Space precludes my enumerating the precise changes needed to the easement documents – changes the CHHS prides itself on never making – but the gist is this: the documents must be rewritten to genuinely address only the minimum behaviors that support the spirit in which they were extorted from financially distressed parties: historical preservation and environmental conservation, nothing more.

Or they must be struck down by someone who will impartially place those benefits ahead of the selfish interests of the few influential neighbors who chose to live on a street that was a major route into the city before they bought their properties and will remain so long after Greylock outlives them.

Jack Bellis

Wyndmoor

Clean energy jobs good for people

Labor Day weekend unofficially marks the end of summer, which means it’s time to pack away our summer clothes. But as the seasons begin to change, there’s one thing that will never go out of style – clean energy jobs.

With 2.5 million of them nationwide, America is moving forward with clean energy, growing the market that powers our homes and schools without polluting our air. It’s also providing opportunities for so many members of our community. Unfortunately, there are a number of elected officials who aren’t looking to help. They should support the Clean Power Plan.

Finalized last August, the Environmental Protection Agency’s Clean Power Plan sets the first national standards on carbon pollution from power plants and encourages investments in clean energy.

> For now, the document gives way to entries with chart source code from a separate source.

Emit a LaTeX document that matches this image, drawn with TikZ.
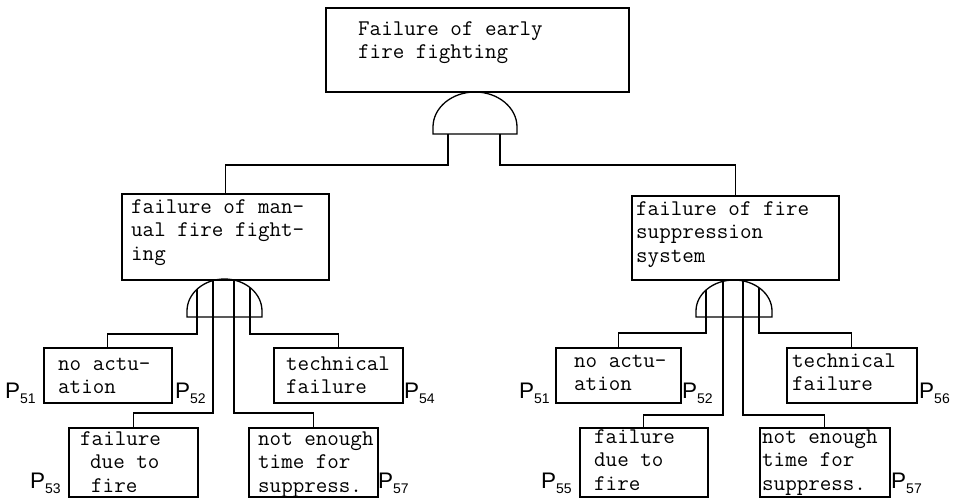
\documentclass[tikz,border=0pt]{standalone}
\usepackage{fontspec}
\newfontfamily\labfont{Liberation Sans}
\usetikzlibrary{calc}

\tikzset{
  treebox/.style={draw, line width=1.5pt, rectangle, inner sep=0pt, anchor=north west},
  boxtext/.style={anchor=north west, inner sep=0pt, align=left,
    font=\ttfamily\fontsize{22.4pt}{23.5pt}\selectfont},
  gateline/.style={line width=1.3pt, line join=miter},
  wire/.style={line width=1.2pt},
  plabel/.style={anchor=base west, inner sep=0pt,
    font=\labfont\fontsize{22.5pt}{24pt}\selectfont},
}
% event box given by its corners (x1,y1) and (x2,y2), y counted downwards
\newcommand\treebox[5]{\node[treebox, minimum width={(#4-#2)*1pt},
  minimum height={(#5-#3)*1pt}] (#1) at (#2,#3) {};}
% box text: name, left x, baseline of first line, lines
\newcommand\boxlines[4]{\node[boxtext] (#1) at (#2,#3-16.45) {\strut #4};}
% probability label P with subscript
\newcommand\pnum[1]{P\raisebox{-5pt}{\fontsize{14pt}{14pt}\selectfont #1}}

\begin{document}
\begin{tikzpicture}[x=1pt,y=-1pt]
\useasboundingbox (0,0) rectangle (956,499);

% ---- top event and its gate
\treebox{top}{325}{7}{628}{91}
\boxlines{topT}{358}{35}{Failure of early\\fire fighting}
\draw[gateline] (433,134) -- (433,127)
  arc[start angle=180, end angle=0, x radius=42pt, y radius=35pt]
  -- (517,134) -- cycle;
\coordinate (tL) at (448,134);
\coordinate (tR) at (500,134);
\coordinate (lvT) at (0,165);

% ---- intermediate events
\treebox{lbox}{121}{193}{328}{279}
\boxlines{lT}{131}{213}{failure of man-\\ual fire fight-\\ing}
\treebox{rbox}{631}{195}{838}{279}
\boxlines{rT}{636}{215}{failure of fire\\suppression\\system}

\draw[wire] (tL) -- (tL |- lvT) -| (lbox.north);
\draw[wire] (tR) -- (tR |- lvT) -| (rbox.north);

% ---- left gate
\draw[gateline] (187,317) -- (187,311)
  arc[start angle=180, end angle=0, x radius=37.5pt, y radius=32pt]
  -- (262,317) -- cycle;
\coordinate (a1) at (197,289);
\coordinate (a2) at (213,280.5);
\coordinate (a3) at (234,280);
\coordinate (a4) at (250,287.5);
\coordinate (lvA) at (0,334);
\coordinate (lvB) at (0,413);

% ---- right gate
\draw[gateline] (696,317) -- (696,311)
  arc[start angle=180, end angle=0, x radius=38pt, y radius=31pt]
  -- (772,317) -- cycle;
\coordinate (b1) at (706,290);
\coordinate (b2) at (723,281.3);
\coordinate (b3) at (743,281);
\coordinate (b4) at (759,287.7);
\coordinate (lvC) at (0,333);
\coordinate (lvD) at (0,415);

% ---- left basic events
\treebox{na1}{43}{347}{171}{402}
\boxlines{na1T}{58}{370}{no actu-\\ation}
\treebox{tf1}{273}{347}{402}{402}
\boxlines{tf1T}{286}{370}{technical\\failure}
\treebox{fd1}{68}{427}{197}{496}
\boxlines{fd1T}{80}{445}{failure\\\hspace*{10pt}due to\\\hspace*{11pt}fire}
\treebox{ne1}{248}{427}{377}{496}
\boxlines{ne1T}{258}{445}{not enough\\time for\\suppress.}

\draw[wire] (a1) -- (a1 |- lvA) -| (na1.north);
\draw[wire] (a4) -- (a4 |- lvA) -| (tf1.north);
\draw[wire] (a2) -- (a2 |- lvB) -| (fd1.north);
\draw[wire] (a3) -- (a3 |- lvB) -| (ne1.north);

\node[plabel] (pl51) at (5,398) {\pnum{51}};
\node[plabel] (pl52) at (175,398) {\pnum{52}};
\node[plabel] (pl54) at (404,398) {\pnum{54}};
\node[plabel] (pl53) at (30,488) {\pnum{53}};
\node[plabel] (pl57) at (378,488) {\pnum{57}};

% ---- right basic events
\treebox{na2}{555}{347}{680}{402}
\boxlines{na2T}{574}{367}{no actu-\\ation}
\treebox{tf2}{786}{347}{916}{402}
\boxlines{tf2T}{792}{367}{technical\\failure}
\treebox{fd2}{579}{427}{707}{496}
\boxlines{fd2T}{594}{443}{failure\\due to\\fire}
\treebox{ne2}{759}{427}{889}{496}
\boxlines{ne2T}{762}{443}{not enough\\time for\\suppress.}

\draw[wire] (b1) -- (b1 |- lvC) -| (na2.north);
\draw[wire] (b4) -- (b4 |- lvC) -| (tf2.north);
\draw[wire] (b2) -- (b2 |- lvD) -| (fd2.north);
\draw[wire] (b3) -- (b3 |- lvD) -| (ne2.north);

\node[plabel] (pr51) at (519,398) {\pnum{51}};
\node[plabel] (pr52) at (682,398) {\pnum{52}};
\node[plabel] (pr56) at (919,398) {\pnum{56}};
\node[plabel] (pr55) at (541,488) {\pnum{55}};
\node[plabel] (pr57) at (891,488) {\pnum{57}};
\end{tikzpicture}
\end{document}
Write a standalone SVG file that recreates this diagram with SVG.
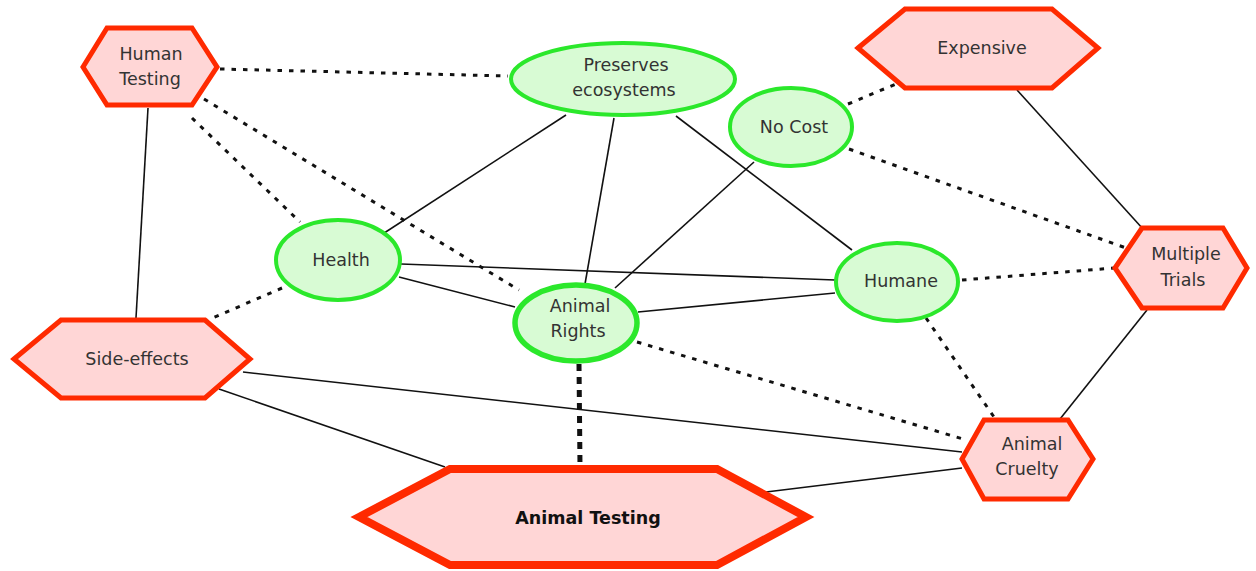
<svg xmlns="http://www.w3.org/2000/svg" width="1256" height="571" viewBox="0 0 1256 571">
  <style>
    .hex { fill: #ffd6d6; stroke: #ff2a00; stroke-width: 5; stroke-linejoin: miter; }
    .hex-main { stroke-width: 8; }
    .ell { fill: #d8fbd4; stroke: #2be82b; stroke-width: 4; }
    .ell-main { stroke-width: 5.5; }
    .lbl { font-family: "DejaVu Sans", Verdana, sans-serif; font-size: 17.5px; fill: #333; text-anchor: middle; }
    .lbl-main { font-weight: bold; font-size: 17.5px; fill: #111; }
    .solid { stroke: #111; stroke-width: 1.6; fill: none; }
    .dot { stroke: #111; stroke-width: 3; stroke-dasharray: 4.5 7; fill: none; }
    .dot-main { stroke-width: 5; stroke-dasharray: 7 6; }
  </style>

  <rect width="1256" height="571" fill="#ffffff"/>

  <g id="connectors">
    <!-- solid links -->
    <line class="solid" x1="148" y1="108" x2="136" y2="318"/>
    <line class="solid" x1="566" y1="115" x2="378" y2="237"/>
    <line class="solid" x1="614" y1="118" x2="585" y2="284"/>
    <line class="solid" x1="676" y1="116" x2="852" y2="250"/>
    <line class="solid" x1="754" y1="162" x2="615" y2="288"/>
    <line class="solid" x1="401" y1="264" x2="835" y2="280"/>
    <line class="solid" x1="399" y1="277" x2="515" y2="307"/>
    <line class="solid" x1="638" y1="312" x2="835" y2="293"/>
    <line class="solid" x1="1017" y1="90" x2="1143" y2="229"/>
    <line class="solid" x1="1147" y1="310" x2="1060" y2="419"/>
    <line class="solid" x1="243" y1="372" x2="962" y2="452"/>
    <line class="solid" x1="219" y1="389" x2="445" y2="467"/>
    <line class="solid" x1="766" y1="492" x2="962" y2="468"/>
    <!-- dotted links -->
    <line class="dot" x1="220" y1="69" x2="508" y2="76"/>
    <line class="dot" x1="192" y1="118" x2="300" y2="222"/>
    <line class="dot" x1="204" y1="99" x2="519" y2="290"/>
    <line class="dot" x1="282" y1="288" x2="208" y2="320"/>
    <line class="dot" x1="848" y1="104" x2="896" y2="84"/>
    <line class="dot" x1="849" y1="149" x2="1126" y2="248"/>
    <line class="dot" x1="962" y1="280" x2="1115" y2="268"/>
    <line class="dot" x1="926" y1="318" x2="994" y2="417"/>
    <line class="dot" x1="637" y1="342" x2="963" y2="439"/>
    <line class="dot dot-main" x1="579" y1="364" x2="580" y2="466"/>
  </g>

  <g id="human-testing">
    <polygon class="hex" points="83,67 107,28 192,28 217,67 192,105 107,105"/>
    <text class="lbl" x="151" y="60">Human</text>
    <text class="lbl" x="150" y="85">Testing</text>
  </g>

  <g id="preserves-ecosystems">
    <ellipse class="ell" cx="623" cy="79" rx="112" ry="36"/>
    <text class="lbl" x="626" y="71">Preserves</text>
    <text class="lbl" x="624" y="96">ecosystems</text>
  </g>

  <g id="expensive">
    <polygon class="hex" points="858,48 905,9 1052,9 1098,48 1052,88 905,88"/>
    <text class="lbl" x="982" y="54">Expensive</text>
  </g>

  <g id="no-cost">
    <ellipse class="ell" cx="791" cy="127" rx="61" ry="39"/>
    <text class="lbl" x="794" y="133">No Cost</text>
  </g>

  <g id="health">
    <ellipse class="ell" cx="338" cy="260" rx="62" ry="40"/>
    <text class="lbl" x="341" y="266">Health</text>
  </g>

  <g id="humane">
    <ellipse class="ell" cx="897" cy="282" rx="61" ry="39"/>
    <text class="lbl" x="901" y="287">Humane</text>
  </g>

  <g id="multiple-trials">
    <polygon class="hex" points="1115,268 1142,228 1223,228 1247,268 1223,308 1142,308"/>
    <text class="lbl" x="1186" y="260">Multiple</text>
    <text class="lbl" x="1183" y="286">Trials</text>
  </g>

  <g id="side-effects">
    <polygon class="hex" points="14,359 61,320 205,320 250,359 205,398 61,398"/>
    <text class="lbl" x="137" y="365">Side-effects</text>
  </g>

  <g id="animal-rights">
    <ellipse class="ell ell-main" cx="576" cy="323" rx="61" ry="38"/>
    <text class="lbl" x="580" y="312">Animal</text>
    <text class="lbl" x="578" y="337">Rights</text>
  </g>

  <g id="animal-cruelty">
    <polygon class="hex" points="962,459 984,420 1068,420 1093,459 1068,499 984,499"/>
    <text class="lbl" x="1032" y="450">Animal</text>
    <text class="lbl" x="1027" y="475">Cruelty</text>
  </g>

  <g id="animal-testing">
    <polygon class="hex hex-main" points="359,517 450,469 717,469 806,517 717,565 450,565"/>
    <text class="lbl lbl-main" x="588" y="524">Animal Testing</text>
  </g>
</svg>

By cutting the carbon pollution that harms public health and fuels climate change, the clean air standards will produce up to $54 billion in annual health and climate benefits by 2030, and prevent 3,600 deaths a year.

So as we prepare to celebrate the dedication of hard-working Americans this Labor Day, let’s support standards that will give us both a healthy environment and a healthy economy. Goodbye summer, hello clean energy.

Dara Emery

Mt. Airy

Letter identified Clinton corruption

I wish to express my thanks and appreciation to David Banov for his letter “For real change, vote GOP” (Local, Aug.25) Mr. Banov’s letter provided many details of the financial and moral corruption of the Clintons, and of Hillary Clinton’s disastrous policies in the State Department. The true extent of this corruption has yet to be made public.

In addition, there is the very worrying factor of Hillary Clinton’s health. Cold, selfish, self-centered, and egotistical to the point of monstrosity, Hillary Clinton considers herself entitled to the presidency, although she can hardly walk up a flight of stairs.

Have we become so besotted that we no longer have a concept of the good of the nation? I urge readers to check out Paul Craig’s Roberts’ latest summation of the difference in the two candidates—“Trump vs. Hillary: A Summation (Aug. 25) -- on his website www.paulcraigroberts.org.

Mr. Robert writes that “A vote for Hillary is a vote for nuclear war. If you look at the forthcoming election realistically, you have no alternative but to conclude that the entirety of the media and American Establishment prefers the risk of nuclear war to the risk of losing control of the government to the voters.”

That’s it in a nutshell: representative government. A vote for Trump, distasteful though it may be to some, is at least a vote for this concept. Whereas the Clintons: it’s politics-as-looting, all the way. Please, neighbors and friends: don’t vote for the looters.

Caryl Johnston

Germantown

Why stop with Reagan?

I was intrigued by David Banov's recent Local letter (For real change, vote GOP, August 25). Why did he reach back to Ronald Reagan for even a minimal good word about past Republican presidents, with no mention at all of the wondrous accomplishments of Bush I and II or Richard Nixon?

Just asking.

Richard S. Lee

Flourtown

Banov letter a ‘straw man’

David Banov's Aug. 25 letter is a very good example of the straw man school of seeking to make a case without doing so. His praise and support of Donald Trump were written with invisible ink.

Voting on Nov. 8 for Donald Trump is a wasted vote for a candidate who offers nothing constructive and has no concept of the functions of a government and the office of the presidency. Mr. Trump is a profound embarrassment not just for the Republican Party, but for America. The racial hatred he spews has no place in our democracy, nor in our community.

The Chestnut Hill Local's policy statement indicates that letters must not exceed 300 words. I calculate that the 138 full lines exceeds the word limit by 252 words. Why the special treatment for his letter?

Mary Ann Holloway

Mt. Airy

Editor’s Note: Ideally we would like to keep letters below 300 words. Mr. Banov’s letter might have been better used as an individual Op/Ed. I thought it important to give Mr. Banov the space because a preponderance of opinion in the Local is progressive. It’s not a surprise given local voter registration rates favor Democrats by a vast margin. Also, we had only two letters submitted, so we had the space on the letters page for a few hundred extra words.